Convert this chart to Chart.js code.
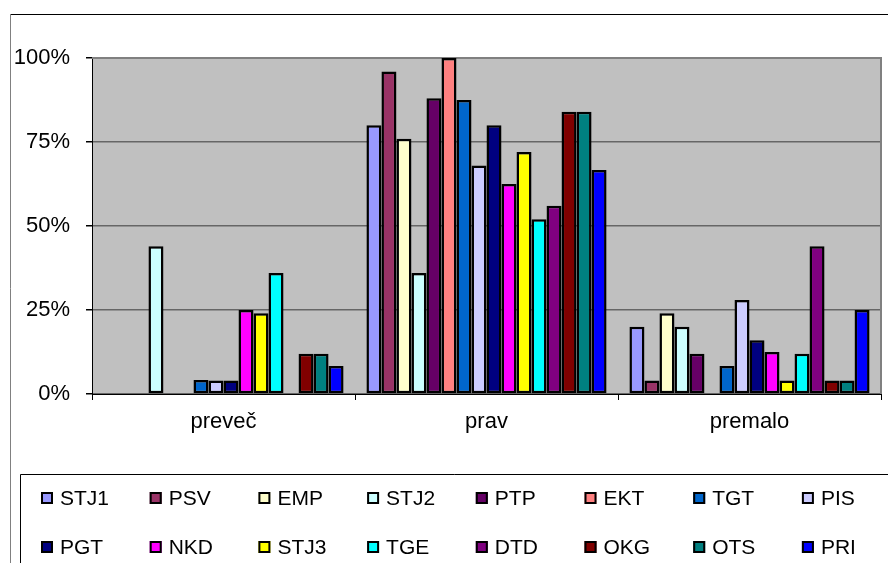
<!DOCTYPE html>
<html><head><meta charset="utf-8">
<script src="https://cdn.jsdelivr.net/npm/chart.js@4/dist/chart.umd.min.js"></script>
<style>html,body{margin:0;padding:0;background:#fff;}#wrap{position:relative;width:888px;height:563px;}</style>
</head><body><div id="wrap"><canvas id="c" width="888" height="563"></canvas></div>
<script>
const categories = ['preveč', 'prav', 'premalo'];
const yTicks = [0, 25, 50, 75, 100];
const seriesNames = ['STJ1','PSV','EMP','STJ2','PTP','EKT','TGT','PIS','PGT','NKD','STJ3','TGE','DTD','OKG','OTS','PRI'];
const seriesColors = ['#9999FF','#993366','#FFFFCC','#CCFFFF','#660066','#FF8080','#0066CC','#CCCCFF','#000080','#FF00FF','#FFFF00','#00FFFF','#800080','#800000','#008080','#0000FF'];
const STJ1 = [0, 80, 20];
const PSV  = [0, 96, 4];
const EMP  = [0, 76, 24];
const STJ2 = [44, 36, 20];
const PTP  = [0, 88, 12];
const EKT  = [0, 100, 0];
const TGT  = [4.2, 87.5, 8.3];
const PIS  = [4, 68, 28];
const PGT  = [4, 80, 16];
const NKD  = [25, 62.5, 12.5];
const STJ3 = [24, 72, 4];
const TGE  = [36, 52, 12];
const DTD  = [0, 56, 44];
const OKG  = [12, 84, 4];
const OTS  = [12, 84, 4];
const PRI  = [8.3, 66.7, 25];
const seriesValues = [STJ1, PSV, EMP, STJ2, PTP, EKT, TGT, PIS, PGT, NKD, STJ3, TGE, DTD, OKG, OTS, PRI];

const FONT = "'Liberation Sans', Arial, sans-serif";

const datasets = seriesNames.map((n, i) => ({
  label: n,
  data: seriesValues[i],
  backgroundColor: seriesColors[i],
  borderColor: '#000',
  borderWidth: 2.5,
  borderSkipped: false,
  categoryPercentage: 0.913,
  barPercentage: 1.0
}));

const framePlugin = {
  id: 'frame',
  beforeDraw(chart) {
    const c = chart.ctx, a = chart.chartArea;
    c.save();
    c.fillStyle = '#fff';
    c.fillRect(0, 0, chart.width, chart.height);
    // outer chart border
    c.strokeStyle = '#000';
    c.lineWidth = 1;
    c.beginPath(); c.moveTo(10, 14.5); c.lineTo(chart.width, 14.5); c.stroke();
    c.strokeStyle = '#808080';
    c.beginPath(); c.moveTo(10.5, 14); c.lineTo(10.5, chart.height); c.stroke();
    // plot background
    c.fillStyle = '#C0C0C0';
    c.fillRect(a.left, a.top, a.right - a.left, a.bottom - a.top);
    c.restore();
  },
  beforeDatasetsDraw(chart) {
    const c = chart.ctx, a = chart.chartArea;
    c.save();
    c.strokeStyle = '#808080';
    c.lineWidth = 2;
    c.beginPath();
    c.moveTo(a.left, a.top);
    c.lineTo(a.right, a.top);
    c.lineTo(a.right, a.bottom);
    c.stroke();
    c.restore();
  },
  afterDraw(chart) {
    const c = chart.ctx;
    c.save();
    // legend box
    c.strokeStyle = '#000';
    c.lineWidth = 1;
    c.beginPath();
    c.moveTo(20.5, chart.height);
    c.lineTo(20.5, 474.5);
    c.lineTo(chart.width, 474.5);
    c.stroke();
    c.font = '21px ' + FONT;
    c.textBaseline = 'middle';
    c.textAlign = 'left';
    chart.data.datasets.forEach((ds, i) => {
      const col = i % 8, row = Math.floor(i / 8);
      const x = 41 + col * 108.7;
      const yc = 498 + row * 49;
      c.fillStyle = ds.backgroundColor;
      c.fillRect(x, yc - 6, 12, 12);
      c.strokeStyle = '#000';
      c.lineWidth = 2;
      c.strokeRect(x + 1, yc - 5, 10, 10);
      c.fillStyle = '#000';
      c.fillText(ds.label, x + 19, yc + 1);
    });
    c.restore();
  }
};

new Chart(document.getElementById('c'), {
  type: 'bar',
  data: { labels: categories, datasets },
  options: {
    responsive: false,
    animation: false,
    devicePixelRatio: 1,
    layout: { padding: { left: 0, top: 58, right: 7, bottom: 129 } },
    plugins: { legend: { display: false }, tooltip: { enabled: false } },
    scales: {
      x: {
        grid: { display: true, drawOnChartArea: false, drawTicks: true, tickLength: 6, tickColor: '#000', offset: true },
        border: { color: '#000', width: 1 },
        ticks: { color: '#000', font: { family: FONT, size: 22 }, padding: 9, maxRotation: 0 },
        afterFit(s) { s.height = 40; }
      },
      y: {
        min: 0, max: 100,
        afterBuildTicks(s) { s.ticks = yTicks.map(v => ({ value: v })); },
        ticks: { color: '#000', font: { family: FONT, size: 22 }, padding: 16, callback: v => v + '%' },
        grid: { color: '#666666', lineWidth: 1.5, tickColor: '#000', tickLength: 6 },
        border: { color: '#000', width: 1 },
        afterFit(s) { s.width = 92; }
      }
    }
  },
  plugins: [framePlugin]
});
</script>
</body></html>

---

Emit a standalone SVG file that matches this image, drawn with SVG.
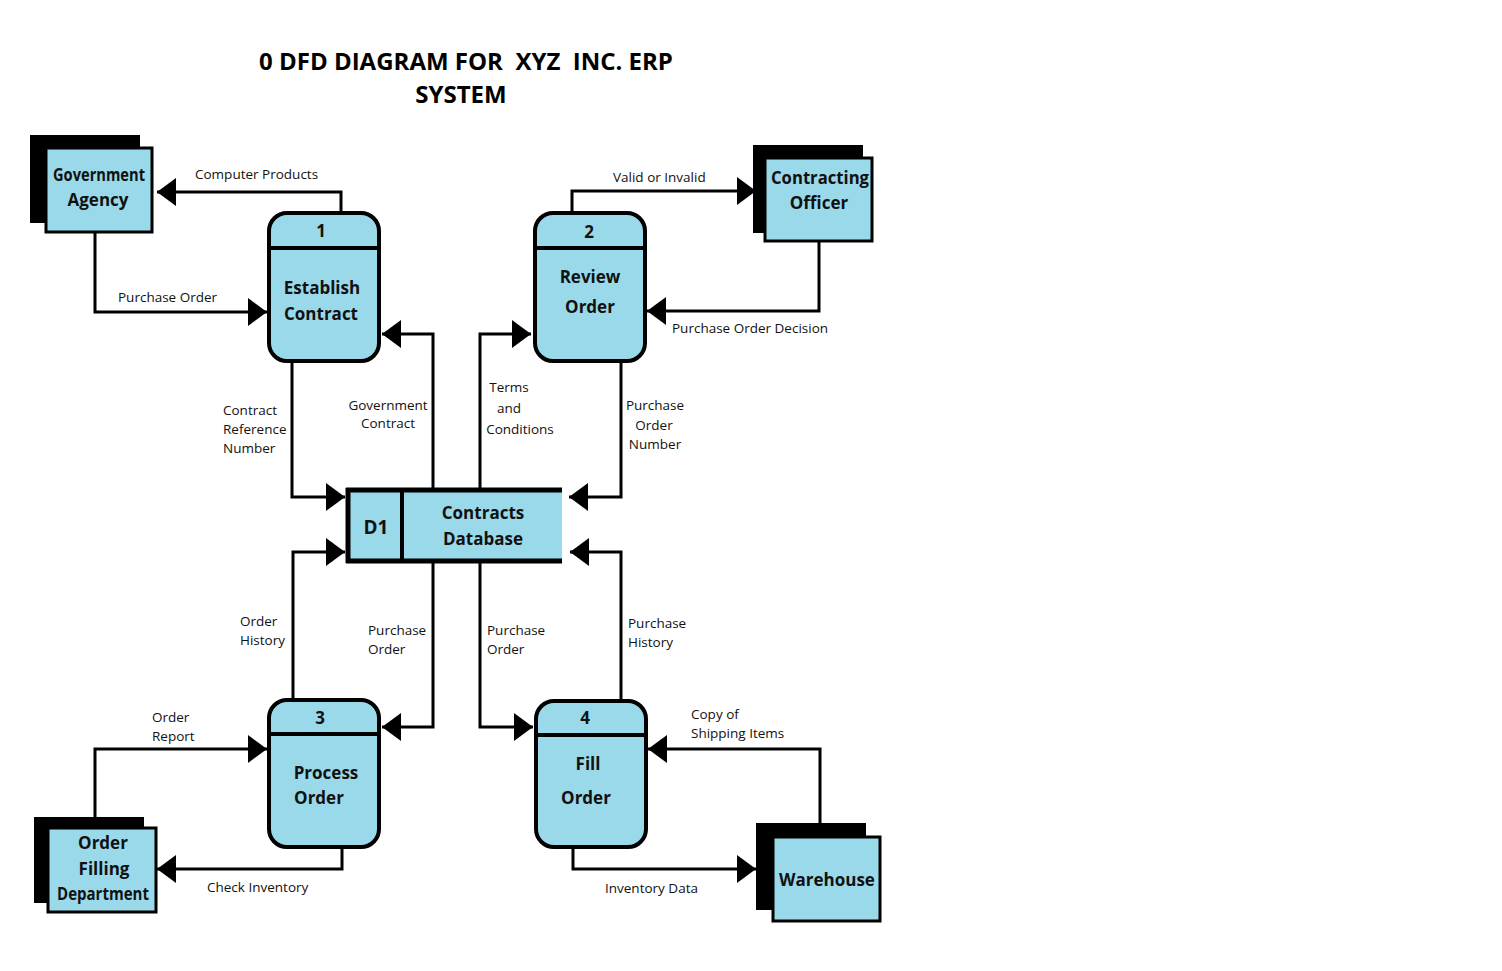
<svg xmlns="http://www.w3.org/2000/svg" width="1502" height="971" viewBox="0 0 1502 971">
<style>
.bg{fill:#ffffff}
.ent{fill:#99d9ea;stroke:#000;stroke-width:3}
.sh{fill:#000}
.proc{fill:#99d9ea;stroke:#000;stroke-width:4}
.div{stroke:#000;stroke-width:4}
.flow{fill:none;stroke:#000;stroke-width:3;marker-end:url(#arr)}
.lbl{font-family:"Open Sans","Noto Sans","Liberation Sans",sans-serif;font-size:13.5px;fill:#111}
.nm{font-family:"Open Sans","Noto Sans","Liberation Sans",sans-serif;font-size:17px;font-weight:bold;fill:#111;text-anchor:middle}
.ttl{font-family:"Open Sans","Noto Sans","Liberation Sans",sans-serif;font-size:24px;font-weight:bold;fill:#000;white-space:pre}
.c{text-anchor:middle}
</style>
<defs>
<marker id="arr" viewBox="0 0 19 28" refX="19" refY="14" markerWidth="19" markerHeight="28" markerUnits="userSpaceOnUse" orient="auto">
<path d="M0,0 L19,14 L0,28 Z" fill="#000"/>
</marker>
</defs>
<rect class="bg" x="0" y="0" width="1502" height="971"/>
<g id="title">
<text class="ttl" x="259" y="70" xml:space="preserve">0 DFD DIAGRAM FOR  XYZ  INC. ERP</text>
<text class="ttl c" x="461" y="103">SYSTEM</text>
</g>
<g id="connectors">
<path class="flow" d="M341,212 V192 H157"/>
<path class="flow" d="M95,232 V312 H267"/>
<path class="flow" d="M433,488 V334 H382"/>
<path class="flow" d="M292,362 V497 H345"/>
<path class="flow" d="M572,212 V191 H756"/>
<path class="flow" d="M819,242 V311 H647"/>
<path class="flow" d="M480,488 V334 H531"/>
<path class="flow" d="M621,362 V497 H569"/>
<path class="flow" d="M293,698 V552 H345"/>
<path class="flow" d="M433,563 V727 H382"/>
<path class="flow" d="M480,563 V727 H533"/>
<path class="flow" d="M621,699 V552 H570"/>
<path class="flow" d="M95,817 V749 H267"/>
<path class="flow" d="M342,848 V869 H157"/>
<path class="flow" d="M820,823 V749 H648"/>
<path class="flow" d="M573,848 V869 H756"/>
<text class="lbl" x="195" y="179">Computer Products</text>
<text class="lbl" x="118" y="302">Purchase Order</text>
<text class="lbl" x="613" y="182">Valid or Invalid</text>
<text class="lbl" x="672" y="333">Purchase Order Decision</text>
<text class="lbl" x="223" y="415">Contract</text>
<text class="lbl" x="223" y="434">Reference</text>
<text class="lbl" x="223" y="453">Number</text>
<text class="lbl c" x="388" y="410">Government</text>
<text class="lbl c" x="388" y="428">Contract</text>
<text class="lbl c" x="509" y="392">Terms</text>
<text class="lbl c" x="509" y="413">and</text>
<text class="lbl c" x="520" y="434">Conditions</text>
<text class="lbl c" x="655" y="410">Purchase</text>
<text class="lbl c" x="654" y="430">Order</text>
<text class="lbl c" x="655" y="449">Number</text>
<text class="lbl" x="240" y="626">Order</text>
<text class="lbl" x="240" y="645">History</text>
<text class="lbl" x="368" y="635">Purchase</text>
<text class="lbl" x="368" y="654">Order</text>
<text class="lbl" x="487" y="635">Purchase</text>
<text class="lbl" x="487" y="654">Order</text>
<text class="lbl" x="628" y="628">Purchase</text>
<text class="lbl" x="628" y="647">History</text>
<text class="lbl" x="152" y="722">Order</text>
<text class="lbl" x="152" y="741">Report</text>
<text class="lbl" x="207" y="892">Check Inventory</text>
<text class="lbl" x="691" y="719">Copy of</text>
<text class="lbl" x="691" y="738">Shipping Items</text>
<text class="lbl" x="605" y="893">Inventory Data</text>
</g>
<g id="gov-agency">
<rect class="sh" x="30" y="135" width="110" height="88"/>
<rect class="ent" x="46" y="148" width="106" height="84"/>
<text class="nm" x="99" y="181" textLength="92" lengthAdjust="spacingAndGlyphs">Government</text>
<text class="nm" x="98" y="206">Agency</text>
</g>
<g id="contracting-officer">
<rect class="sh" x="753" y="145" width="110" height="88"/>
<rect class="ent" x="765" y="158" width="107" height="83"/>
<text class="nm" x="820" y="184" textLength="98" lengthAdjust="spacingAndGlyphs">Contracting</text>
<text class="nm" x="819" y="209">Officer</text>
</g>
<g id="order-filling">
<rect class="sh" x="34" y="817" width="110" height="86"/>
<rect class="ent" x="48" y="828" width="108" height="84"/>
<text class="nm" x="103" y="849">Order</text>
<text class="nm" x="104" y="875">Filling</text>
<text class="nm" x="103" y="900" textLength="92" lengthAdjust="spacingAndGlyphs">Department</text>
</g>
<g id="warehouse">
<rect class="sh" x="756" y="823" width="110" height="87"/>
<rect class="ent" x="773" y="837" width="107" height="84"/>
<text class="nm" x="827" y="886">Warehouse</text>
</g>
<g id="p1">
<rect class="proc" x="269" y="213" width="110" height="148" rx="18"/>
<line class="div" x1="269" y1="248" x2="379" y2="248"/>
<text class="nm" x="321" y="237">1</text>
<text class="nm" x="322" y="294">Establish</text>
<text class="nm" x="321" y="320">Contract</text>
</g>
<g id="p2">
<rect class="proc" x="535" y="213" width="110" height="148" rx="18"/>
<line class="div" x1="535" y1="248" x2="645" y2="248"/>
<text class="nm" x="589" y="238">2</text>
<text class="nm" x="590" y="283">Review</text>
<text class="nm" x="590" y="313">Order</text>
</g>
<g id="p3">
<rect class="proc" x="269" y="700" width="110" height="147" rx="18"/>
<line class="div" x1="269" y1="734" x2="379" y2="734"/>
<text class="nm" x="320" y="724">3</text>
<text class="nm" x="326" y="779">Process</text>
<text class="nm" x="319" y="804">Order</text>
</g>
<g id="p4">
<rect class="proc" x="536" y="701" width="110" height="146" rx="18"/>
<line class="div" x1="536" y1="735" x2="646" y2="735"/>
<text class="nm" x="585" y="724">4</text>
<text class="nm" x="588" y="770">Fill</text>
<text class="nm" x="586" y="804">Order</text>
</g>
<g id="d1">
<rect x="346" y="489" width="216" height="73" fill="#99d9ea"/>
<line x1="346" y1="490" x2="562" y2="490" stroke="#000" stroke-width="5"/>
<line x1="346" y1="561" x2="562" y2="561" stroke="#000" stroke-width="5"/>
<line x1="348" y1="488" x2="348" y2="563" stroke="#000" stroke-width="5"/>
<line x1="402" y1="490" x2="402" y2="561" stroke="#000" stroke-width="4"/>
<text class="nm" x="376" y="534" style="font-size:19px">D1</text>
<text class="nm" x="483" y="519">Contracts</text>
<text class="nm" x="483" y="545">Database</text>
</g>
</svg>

- [Required task] Pull every line containing the word "this" out of the material.

- [Answer below]
Convert this chart to Chart.js code.
Emit a standalone SVG file that matches this image, drawn with SVG.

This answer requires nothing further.